Turkey’s handling of wildfire disaster stirs controversy
Global climate change is an evident crisis, no longer a scientific discussion. Many countries in the Mediterranean basin are combatting spreading forest fires with thermometers registering record high heat waves.
Turkey, unfortunately, is being most affected by this crisis as multiple wildfires are ravaging across the southern coastal areas of the country.
So, one of the most important aspects concerning these unstoppable wildfires in Turkey is global climate change. Already affected by nationwide drought, deadly floods, polluted freshwater bodies as well as the ongoing mucilage problem in the Marmara Sea, Turkey is proven to be one of the most severely hit countries by this environmental phenomenon. The forest fires in the country’s most precious resort areas expose how painful and costly it will be for Turkey should it delays the essential measures to fight the global crisis nationally and internationally.
The second and most contentious aspect of the ongoing tragedy is the level of preparedness against such a big disaster. The past week has shown in the bitterest way that Turkey lacks strategy, coordination, and most significantly, effective means and vehicles to put out such wildfires.
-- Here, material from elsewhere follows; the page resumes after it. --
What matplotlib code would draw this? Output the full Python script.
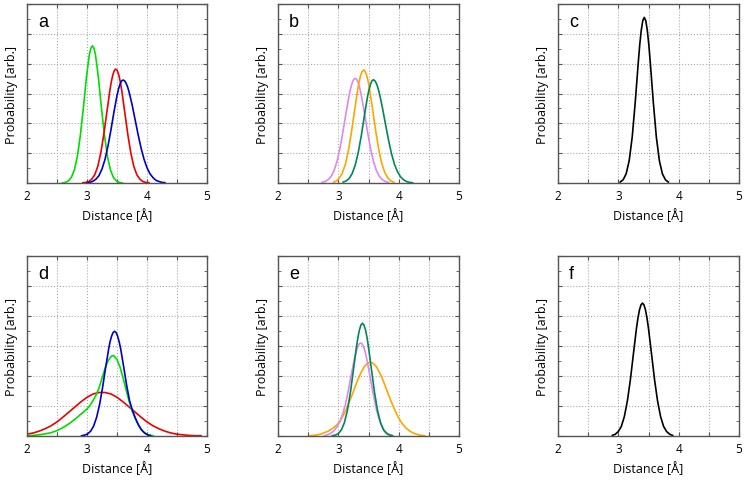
import matplotlib
matplotlib.use("Agg")
import matplotlib.pyplot as plt
from matplotlib.ticker import MultipleLocator, FuncFormatter

# ------------------------------------------------------------
# Curves (distance in Angstrom, prob. arb.)
# ------------------------------------------------------------

# panel a
a_green_x = [2.59, 2.64, 2.69, 2.74, 2.79, 2.84, 2.89, 2.94, 2.99, 3.015, 3.04, 3.065,
             3.09, 3.115, 3.14, 3.165, 3.19, 3.24, 3.29, 3.34, 3.39, 3.44, 3.49,
             3.54, 3.59]
a_green_y = [0.00, 0.02, 0.07, 0.19, 0.44, 0.90, 1.61, 2.53, 3.53, 3.94, 4.31, 4.52,
             4.60, 4.52, 4.31, 3.94, 3.53, 2.53, 1.61, 0.90, 0.44, 0.19, 0.07,
             0.02, 0.00]
a_red_x = [2.93, 2.98, 3.03, 3.08, 3.13, 3.18, 3.23, 3.28, 3.33, 3.38, 3.405, 3.43,
           3.455, 3.48, 3.505, 3.53, 3.555, 3.58, 3.63, 3.68, 3.73, 3.78, 3.83, 3.88,
           3.93, 3.98, 4.03]
a_red_y = [0.01, 0.02, 0.05, 0.13, 0.28, 0.56, 1.01, 1.63, 2.36, 3.09, 3.39, 3.62,
           3.77, 3.82, 3.77, 3.62, 3.39, 3.09, 2.36, 1.63, 1.01, 0.56, 0.28, 0.13,
           0.05, 0.02, 0.01]
a_blue_x = [3.00, 3.05, 3.10, 3.15, 3.20, 3.25, 3.30, 3.35, 3.40, 3.45, 3.50, 3.525,
            3.55, 3.575, 3.60, 3.625, 3.65, 3.675, 3.70, 3.75, 3.80, 3.85, 3.90, 3.95,
            4.00, 4.05, 4.10, 4.15, 4.20, 4.25, 4.30]
a_blue_y = [0.01, 0.02, 0.06, 0.13, 0.25, 0.47, 0.79, 1.24, 1.79, 2.39, 2.93, 3.15,
            3.31, 3.42, 3.45, 3.43, 3.35, 3.23, 3.06, 2.64, 2.14, 1.64, 1.18, 0.80,
            0.51, 0.31, 0.18, 0.09, 0.05, 0.02, 0.01]

# panel b
b_violet_x = [2.73, 2.78, 2.83, 2.88, 2.93, 2.98, 3.03, 3.08, 3.13, 3.18, 3.205, 3.23,
              3.255, 3.28, 3.305, 3.33, 3.355, 3.38, 3.43, 3.48, 3.53, 3.58, 3.63,
              3.68, 3.73, 3.78, 3.83]
b_violet_y = [0.02, 0.05, 0.11, 0.22, 0.42, 0.74, 1.19, 1.76, 2.38, 2.95, 3.18, 3.36,
              3.47, 3.51, 3.47, 3.36, 3.18, 2.95, 2.38, 1.76, 1.19, 0.74, 0.42,
              0.22, 0.11, 0.05, 0.02]
b_orange_x = [2.92, 2.97, 3.02, 3.07, 3.12, 3.17, 3.22, 3.27, 3.32, 3.345, 3.37, 3.395,
              3.42, 3.445, 3.47, 3.495, 3.52, 3.57, 3.62, 3.67, 3.72, 3.77, 3.82,
              3.87, 3.92]
b_orange_y = [0.03, 0.07, 0.17, 0.35, 0.65, 1.12, 1.74, 2.44, 3.12, 3.40, 3.61, 3.74,
              3.79, 3.74, 3.61, 3.40, 3.12, 2.44, 1.74, 1.12, 0.65, 0.35, 0.17,
              0.07, 0.03]
b_dgreen_x = [3.08, 3.13, 3.18, 3.23, 3.28, 3.33, 3.38, 3.43, 3.48, 3.505, 3.53, 3.555,
              3.58, 3.605, 3.63, 3.655, 3.68, 3.73, 3.78, 3.83, 3.88, 3.93, 3.98,
              4.03, 4.08, 4.13, 4.18, 4.23]
b_dgreen_y = [0.03, 0.07, 0.15, 0.32, 0.60, 1.02, 1.58, 2.23, 2.85, 3.10, 3.29, 3.42,
              3.46, 3.43, 3.34, 3.20, 3.01, 2.53, 1.99, 1.46, 0.99, 0.63, 0.38,
              0.21, 0.11, 0.05, 0.02, 0.01]

# panel c
c_black_x = [3.03, 3.08, 3.13, 3.18, 3.23, 3.28, 3.33, 3.355, 3.38, 3.405, 3.43,
             3.455, 3.48, 3.505, 3.53, 3.58, 3.63, 3.68, 3.73, 3.78, 3.83]
c_black_y = [0.03, 0.11, 0.31, 0.75, 1.54, 2.70, 4.03, 4.64, 5.12, 5.44, 5.55,
             5.44, 5.12, 4.64, 4.03, 2.70, 1.54, 0.75, 0.31, 0.11, 0.03]

# panel d
d_red_x = [2.0, 2.1, 2.2, 2.3, 2.4, 2.5, 2.6, 2.7, 2.8, 2.9, 3.0, 3.1, 3.2, 3.3, 3.4,
           3.5, 3.6, 3.7, 3.8, 3.9, 4.0, 4.1, 4.2, 4.3, 4.4, 4.5, 4.6, 4.7, 4.8, 4.9]
d_red_y = [0.06, 0.10, 0.16, 0.24, 0.34, 0.47, 0.63, 0.80, 0.97, 1.14, 1.29, 1.40,
           1.45, 1.45, 1.40, 1.29, 1.14, 0.97, 0.80, 0.63, 0.47, 0.34, 0.24, 0.16,
           0.10, 0.06, 0.04, 0.02, 0.01, 0.01]
d_green_x = [2.0, 2.1, 2.2, 2.3, 2.4, 2.5, 2.6, 2.7, 2.8, 2.9, 3.0, 3.05, 3.1, 3.15,
             3.2, 3.25, 3.3, 3.35, 3.4, 3.43, 3.45, 3.5, 3.55, 3.6, 3.65, 3.7, 3.75,
             3.8, 3.85, 3.9, 3.95, 4.0, 4.1]
d_green_y = [0.01, 0.02, 0.04, 0.07, 0.11, 0.18, 0.28, 0.41, 0.56, 0.73, 0.90, 1.02,
             1.18, 1.36, 1.60, 1.92, 2.25, 2.50, 2.65, 2.68, 2.67, 2.55, 2.30, 1.95,
             1.55, 1.17, 0.85, 0.60, 0.39, 0.23, 0.12, 0.05, 0.01]
d_blue_x = [2.91, 2.96, 3.01, 3.06, 3.11, 3.16, 3.21, 3.26, 3.31, 3.36, 3.385, 3.41,
            3.435, 3.46, 3.485, 3.51, 3.535, 3.56, 3.61, 3.66, 3.71, 3.76, 3.81, 3.86,
            3.91, 3.96, 4.01, 4.06]
d_blue_y = [0.01, 0.03, 0.07, 0.16, 0.33, 0.62, 1.05, 1.62, 2.28, 2.89, 3.15, 3.33,
            3.45, 3.49, 3.45, 3.33, 3.15, 2.92, 2.32, 1.70, 1.17, 0.84, 0.58, 0.36,
            0.20, 0.10, 0.04, 0.01]

# panel e
e_orange_x = [2.53, 2.58, 2.63, 2.68, 2.73, 2.78, 2.83, 2.88, 2.93, 2.98, 3.03, 3.08,
              3.13, 3.18, 3.23, 3.28, 3.33, 3.38, 3.43, 3.48, 3.53, 3.58, 3.63, 3.68,
              3.73, 3.78, 3.83, 3.88, 3.93, 3.98, 4.03, 4.08, 4.13, 4.18, 4.23, 4.28,
              4.33, 4.38, 4.43]
e_orange_y = [0.01, 0.02, 0.03, 0.05, 0.08, 0.12, 0.16, 0.22, 0.29, 0.38, 0.50, 0.68,
              0.89, 1.13, 1.38, 1.65, 1.91, 2.13, 2.31, 2.42, 2.46, 2.42, 2.31, 2.13,
              1.91, 1.65, 1.38, 1.13, 0.89, 0.68, 0.50, 0.36, 0.25, 0.17, 0.11, 0.07,
              0.04, 0.02, 0.01]
e_violet_x = [2.77, 2.82, 2.87, 2.92, 2.97, 3.02, 3.07, 3.12, 3.17, 3.22, 3.27, 3.295,
              3.32, 3.345, 3.37, 3.395, 3.42, 3.445, 3.47, 3.52, 3.57, 3.62, 3.67,
              3.72, 3.77, 3.82, 3.87]
e_violet_y = [0.01, 0.04, 0.08, 0.16, 0.28, 0.46, 0.72, 1.07, 1.56, 2.10, 2.60, 2.80,
              2.97, 3.07, 3.10, 3.07, 2.96, 2.80, 2.58, 2.05, 1.49, 0.98, 0.59,
              0.33, 0.16, 0.08, 0.03]
e_dgreen_x = [2.90, 2.95, 3.00, 3.05, 3.10, 3.15, 3.20, 3.25, 3.30, 3.325, 3.35, 3.375,
              3.40, 3.425, 3.45, 3.475, 3.50, 3.55, 3.60, 3.65, 3.70, 3.75, 3.80,
              3.85, 3.90]
e_dgreen_y = [0.01, 0.03, 0.08, 0.20, 0.44, 0.85, 1.45, 2.20, 2.96, 3.29, 3.54, 3.70,
              3.76, 3.70, 3.54, 3.29, 2.96, 2.20, 1.45, 0.85, 0.44, 0.20, 0.08,
              0.03, 0.01]

# panel f
f_black_x = [2.90, 2.95, 3.00, 3.05, 3.10, 3.15, 3.20, 3.25, 3.30, 3.325, 3.35, 3.375,
             3.40, 3.425, 3.45, 3.475, 3.50, 3.55, 3.60, 3.65, 3.70, 3.75, 3.80,
             3.85, 3.90]
f_black_y = [0.02, 0.06, 0.15, 0.32, 0.65, 1.17, 1.88, 2.74, 3.58, 3.93, 4.20, 4.37,
             4.43, 4.37, 4.20, 3.93, 3.58, 2.74, 1.88, 1.17, 0.65, 0.32, 0.15,
             0.06, 0.02]

GREEN = "#00dd00"
RED = "#ee0000"
BLUE = "#0000cc"
VIOLET = "#dd88ee"
ORANGE = "#ffa500"
DGREEN = "#008856"

panels = [
    ("a", [(a_green_x, a_green_y, GREEN), (a_red_x, a_red_y, RED), (a_blue_x, a_blue_y, BLUE)]),
    ("b", [(b_violet_x, b_violet_y, VIOLET), (b_orange_x, b_orange_y, ORANGE),
           (b_dgreen_x, b_dgreen_y, DGREEN)]),
    ("c", [(c_black_x, c_black_y, "black")]),
    ("d", [(d_red_x, d_red_y, RED), (d_green_x, d_green_y, GREEN), (d_blue_x, d_blue_y, BLUE)]),
    ("e", [(e_orange_x, e_orange_y, ORANGE), (e_violet_x, e_violet_y, VIOLET),
           (e_dgreen_x, e_dgreen_y, DGREEN)]),
    ("f", [(f_black_x, f_black_y, "black")]),
]

# axes boxes in pixels on a 746x481 canvas
W, H = 746, 481
col_px = [(27, 207), (278, 459), (558, 739)]
row_px = [(5, 184), (257, 437)]

plt.rcParams["font.family"] = ["Open Sans", "DejaVu Sans"]

fig = plt.figure(figsize=(W / 100, H / 100), dpi=100)

for i, (letter, curves) in enumerate(panels):
    r, c = divmod(i, 3)
    x0, x1 = col_px[c]
    y0, y1 = row_px[r]
    ax = fig.add_axes([x0 / W, 1 - y1 / H, (x1 - x0) / W, (y1 - y0) / H])

    for xs, ys, col in curves:
        ax.plot(xs, ys, color=col, lw=1.2, solid_joinstyle="round")

    ax.set_xlim(2, 5)
    ax.set_ylim(0, 6)
    ax.xaxis.set_major_locator(MultipleLocator(0.5))
    ax.xaxis.set_major_formatter(
        FuncFormatter(lambda v, p: f"{v:.0f}" if abs(v - round(v)) < 1e-6 else ""))
    ax.yaxis.set_major_locator(MultipleLocator(1))
    ax.yaxis.set_minor_locator(MultipleLocator(0.5))
    ax.set_yticklabels([])
    ax.tick_params(which="both", direction="in", top=True, right=True,
                   color="#555555", labelsize=8.5, pad=4)
    ax.tick_params(which="major", length=3, width=0.8)
    ax.tick_params(which="minor", length=2, width=0.6)
    ax.grid(True, which="major", linestyle=":", color="#aaaaaa", lw=0.8)
    for s in ax.spines.values():
        s.set_color("#555555")
        s.set_linewidth(1.0)

    ax.set_xlabel("Distance [Å]", fontsize=9)
    ax.xaxis.set_label_coords(0.5, -0.14)
    ax.set_ylabel("Probability [arb.]", fontsize=9)
    ax.yaxis.set_label_coords(-0.05, 0.5)

    ax.text(0.06, 0.905, letter, transform=ax.transAxes, fontsize=13,
            family="Liberation Sans", ha="left", va="center")

fig.savefig("out.png", dpi=100)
According to the experts, the most efficient way to fight forest fires is firefighting planes. The government chose to rent three planes from Russia, but the ongoing tragedy has made it clear that Turkey needs much more than this.
The government is being criticized for not being able to create a fleet in past years, although it has very strong air forces and private companies that produced unmanned aerial vehicles.
There are also criticisms on why Turkey was late in issuing a call for help from the regional countries before the wildfire-ravaged key resort areas. Reports inform that planes from Russia, Ukraine, Iran, Spain and Croatia have joined the Turkish efforts to put out the fires, while Qatar and Azerbaijan have also deployed rescue teams.
In the overall assessment, the government’s handling and management of the disaster have been qualified as not a good response to the crisis. In many fire-hit areas where the municipality belongs to the opposition, problems between the central and local governments have been observed. Plus, Forestry and Agriculture Minister Bekir Pakdemirli’s blaming the oppositional municipalities has drawn criticisms. The main opposition has thus asked for the resignation of Pakdemirli.
This heartbreaking environmental and climate crisis has shown that Turkey should leave politics aside and should take all the measures without delay to avoid the repetition of such tragedies in the future. On top of the measures is establishing an effective fleet to immediately put out the forest fires. Another move should be the ratification of the Paris Climate Convention. What we live through is a global crisis and Turkey’s participation in the global efforts has become much more vital.